You’re probably all familiar the expression ‘peak oil’. It’s a shorthand way of describing the moment that we will use up half the oil found in the ground and under the seas. No one can say just when it might happen. Most of the powers that be and the oil majors would have us believe that peak oil is something like 30 years away, but a small and vociferous minority think it’s going to happen much sooner. Some even think we are already at or even past the peak. Meanwhile, politicians make pompous speeches about solving the problems of climate change, and then proceed to do very little about it.

No one will jump up and down and say, “This is it, this is the point where we’ve used up more than half the oil,” because no one will know. But there is one major indicator – price – which suggests that peak oil is much closer than we think. Through most of the 1990s, the oil price wobbled around the $20 a barrel mark, but it started climbing at the beginning of 2002 and hasn’t really stopped since, standing today at $120 per barrel.* That’s a five-fold increase in six years. Conventionally, the major oil producers would have increased output to meet the rising demand, but this doesn’t appear to be happening: oil output has been sticky at around 80 million barrels a day for some time.

So let’s suppose that the peak oil moment is close at hand.
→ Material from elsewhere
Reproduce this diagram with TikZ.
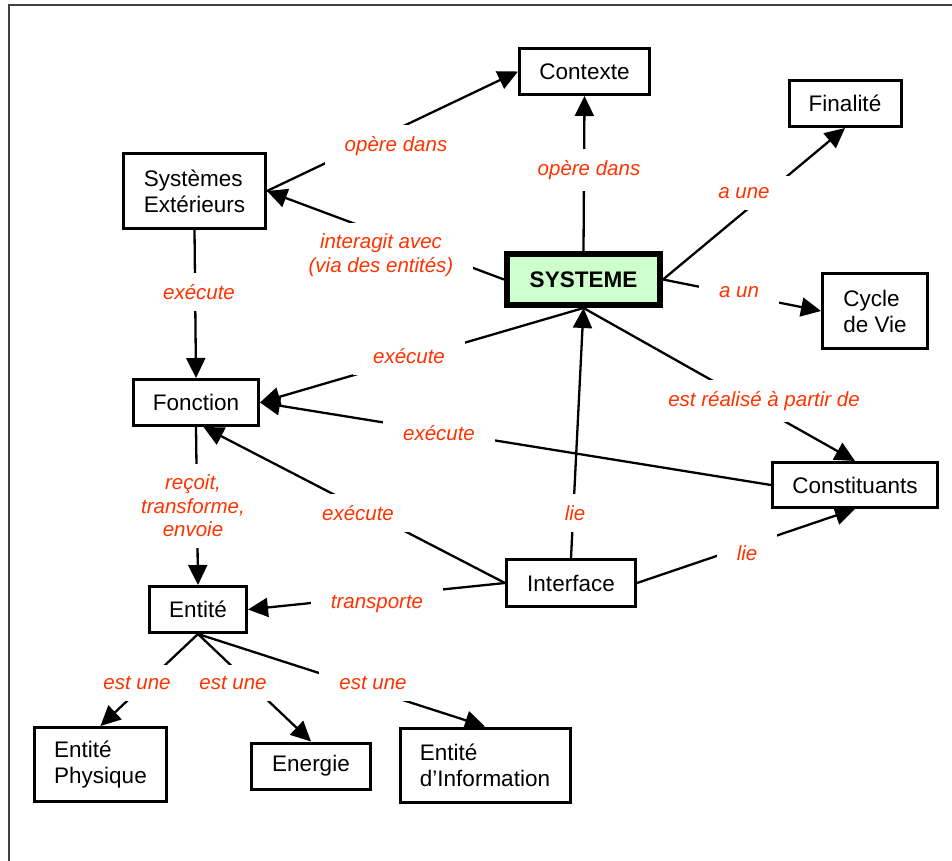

Oil will still be available for years after peak oil has been and gone, but it will be more expensive. Could we anticipate another five-fold increase in the next ten years?
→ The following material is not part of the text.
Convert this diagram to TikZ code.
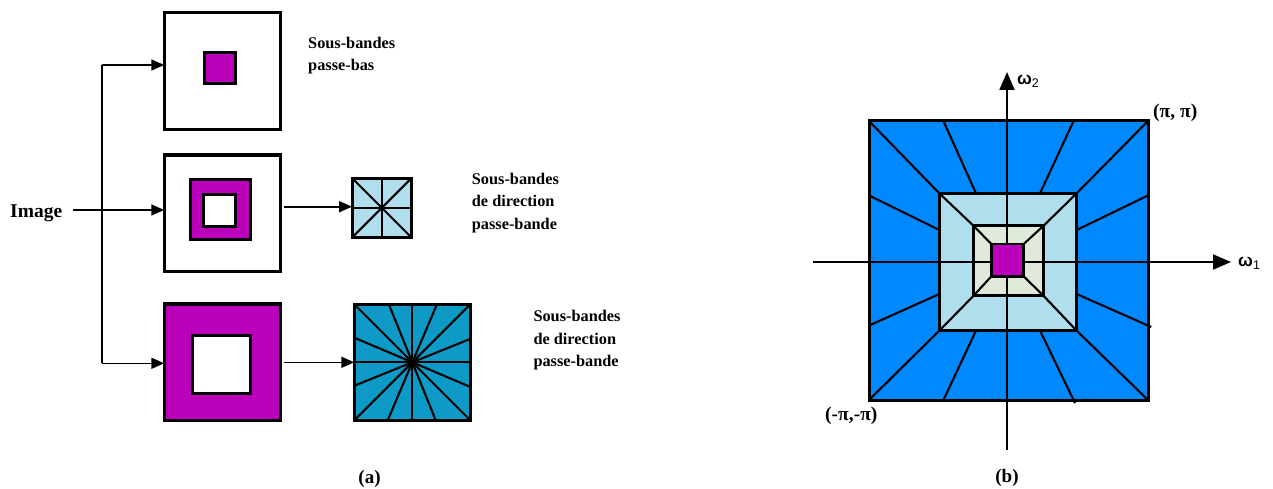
\documentclass[tikz,border=0pt]{standalone}
\usepackage{fontspec}
\setmainfont{Liberation Serif}
\newfontfamily\omegafont{Liberation Sans}
\usetikzlibrary{arrows.meta}

\definecolor{bandmag}{RGB}{187,0,187}
\definecolor{bandlight}{RGB}{176,222,236}
\definecolor{bandteal}{RGB}{14,154,198}
\definecolor{bandblue}{RGB}{0,136,255}
\definecolor{bandpale}{RGB}{224,234,218}

\begin{document}
\begin{tikzpicture}[x=1pt,y=-1pt,
  sq/.style={draw, line width=#1, inner sep=0pt, outer sep=0pt},
  sq/.default=3.2pt,
  flow/.style={line width=1.6pt, -{Triangle[length=13pt,width=11pt]}},
  wire/.style={line width=1.6pt},
  ray/.style={line width=2.1pt},
  axis/.style={line width=2pt, -{Triangle[length=18pt,width=15pt]}},
  lbl/.style={font=\bfseries\fontsize{16.3}{22.5}\selectfont, inner sep=0pt, anchor=base west, align=left},
  partlbl/.style={font=\bfseries\fontsize{19}{22}\selectfont, inner sep=0pt, anchor=base},
  coordlbl/.style={font=\bfseries\fontsize{19.5}{22}\selectfont, inner sep=0pt, anchor=base west},
]
\useasboundingbox (0,0) rectangle (1273,489);

% ---------- (a) filter bank ----------
% low-pass branch
\node[sq, minimum size=116.5pt] (b1) at (222.5,71) {};
\node[sq=3pt, fill=bandmag, minimum size=31pt] (b1c) at (219.7,68.3) {};

% first band-pass branch
\node[sq, minimum size=116.5pt] (b2) at (222.5,213.3) {};
\node[sq=3pt, fill=bandmag, minimum size=60pt] (b2r) at (220,209.2) {};
\node[sq=3pt, fill=white, minimum size=32pt] (b2h) at (219.8,210.5) {};

% second band-pass branch
\node[sq, fill=bandmag, minimum size=116.5pt] (b3) at (222.5,362.3) {};
\node[sq=3pt, fill=white, minimum size=58pt] (b3h) at (221.7,364.2) {};

% directional sub-band grids
\node[sq=3pt, fill=bandlight, minimum size=59.5pt] (g1) at (381.8,207.8) {};
\foreach \a in {0,45,...,315} \draw[ray] (g1.center) -- (g1.\a);
\node[sq=3pt, minimum size=59.5pt] at (g1.center) {};

\node[sq=3.2pt, fill=bandteal, minimum size=116pt] (g2) at (412.3,362.3) {};
\foreach \a in {0,22.5,...,337.5} \draw[ray] (g2.center) -- (g2.\a);
\node[sq=3.2pt, minimum size=116pt] at (g2.center) {};

% input and connections
\node[font=\bfseries\fontsize{19.5}{22}\selectfont, inner sep=0pt, anchor=base west] (img) at (10,217.3) {Image};
\coordinate (j1) at (101.7,65);
\coordinate (j3) at (101.7,363.3);
\coordinate (ji) at (72.7,210);
\draw[flow] (ji) -- (ji -| b2.west);
\draw[wire] (j1) -- (j3);
\draw[flow] (j1) -- (j1 -| b1.west);
\draw[flow] (j3) -- (j3 -| b3.west);
\coordinate (k2) at (284.2,206.7);
\draw[flow] (k2) -- (k2 -| g1.west);
\coordinate (k3) at (284.2,362.3);
\draw[flow] (k3) -- (k3 -| g2.west);

% labels (anchored on the baseline of their last line)
\node[lbl] (t1) at (308,70.7) {Sous-bandes\\passe-bas};
\node[lbl] (t2) at (471.7,229.3) {Sous-bandes\\de direction\\passe-bande};
\node[lbl] (t3) at (533.3,366.7) {Sous-bandes\\de direction\\passe-bande};
\node[partlbl] (ca) at (369.5,483) {(a)};

% ---------- (b) frequency tiling ----------
\node[sq=3pt, fill=bandblue, minimum size=279pt] (o) at (1008.5,260.5) {};
\node[sq=3pt, fill=bandlight, minimum size=137pt] (m) at (1008,262) {};
\node[sq=3pt, fill=bandpale, minimum size=70pt] (i) at (1008.5,260.8) {};

% wedge boundaries
\foreach \a in {45,135,225,315} {
  \draw[ray] (m.\a) -- (o.\a);
  \draw[ray] (i.\a) -- (m.\a);
}
\foreach \a in {25,65,115,155,205,245} \draw[ray] (m.\a) -- (o.\a);
\foreach \a in {295,335} \draw[ray, shorten >=-3.5pt] (m.\a) -- (o.\a);

% frequency axes
\coordinate (vb) at (1007,450);
\coordinate (vt) at (1007,72);
\coordinate (hl) at (813,262);
\coordinate (hr) at (1231,262);
\draw[axis] (vb) -- (vt);
\draw[axis] (hl) -- (hr);

% low-pass core and its wedges
\node[sq=2.6pt, fill=bandmag, minimum size=32.5pt] (c) at (1007.5,260.2) {};
\foreach \a in {45,135,225,315} \draw[ray] (c.\a) -- (i.\a);
\node[sq=3pt, minimum size=70pt] at (i.center) {};
\node[sq=3pt, minimum size=137pt] at (m.center) {};

% axis and corner labels
\node[font=\omegafont\bfseries\fontsize{17.5}{20}\selectfont, inner sep=0pt, anchor=base west] (w2) at (1017,85)
  {ω\raisebox{-0.25ex}{\mdseries\fontsize{12.5}{12}\selectfont 2}};
\node[font=\omegafont\bfseries\fontsize{17.5}{20}\selectfont, inner sep=0pt, anchor=base west] (w1) at (1238,266.7)
  {ω\raisebox{-0.25ex}{\mdseries\fontsize{12.5}{12}\selectfont 1}};
\node[coordlbl] (pp) at (1153,118) {(π, π)};
\node[coordlbl] (mm) at (825,420.7) {(-π,-π)};
\node[partlbl] (cb) at (1007,482) {(b)};
\end{tikzpicture}
\end{document}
What effect might that have on domestic energy prices in, say, 2018? Heating oil would increase from 45p per litre to well over £2 per litre – equivalent to 25p per kWh – and mains gas would possibly increase by a similar amount, up from today’s 3p per kWh to 15p per kWh. Electricity, now around 10p per kWh, would increase but probably not by as much as five times. It would still be more expensive than oil, but would probably be around 30p or 40p per kWh. Nuclear and renewable power streams would, by now, be relatively cheap. Mains gas is likely to remain the cheapest fuel, but properties off the gas grid will move towards solutions such as solar power and heat pumps.

In this scenario, hot-water solar panels would become a common sight. If the cost of providing hot water to a household rises from £200 to £1,000 per annum, £2,500 spent on putting up solar panels would pay for itself in just five or six years.

Use of ground-source and air-source heat pumps, particularly off the mains grid, would expand. Whereas you can argue that heat pumps are now only marginally cheaper than oil-fired boilers (and more expensive to install), a five-fold rise in oil prices would tilt the balance heavily in favour of the electric heat pump. Photovoltaics (PV) would still barely make economic sense. At the moment, the financial return is around 1% per annum — for every £10,000 spent on erecting PV panels on your roof, you will generate no more than £100 of electricity. Quadrupling the value of that electricity still only increases the return to 4% and the kit will only last around 25 years. However, most commentators expect to see installation costs fall and it could well be that you might get 12m2 of PV arrays for around £2,000 by 2018 –– which would begin to make the £400-a-year return look very attractive.

So, if you plan on building a new house soon, and are wondering whether it’s worth spending extra on energy-efficiency measures and renewable power plant, try multiplying your current energy bills by five and seeing what difference that makes.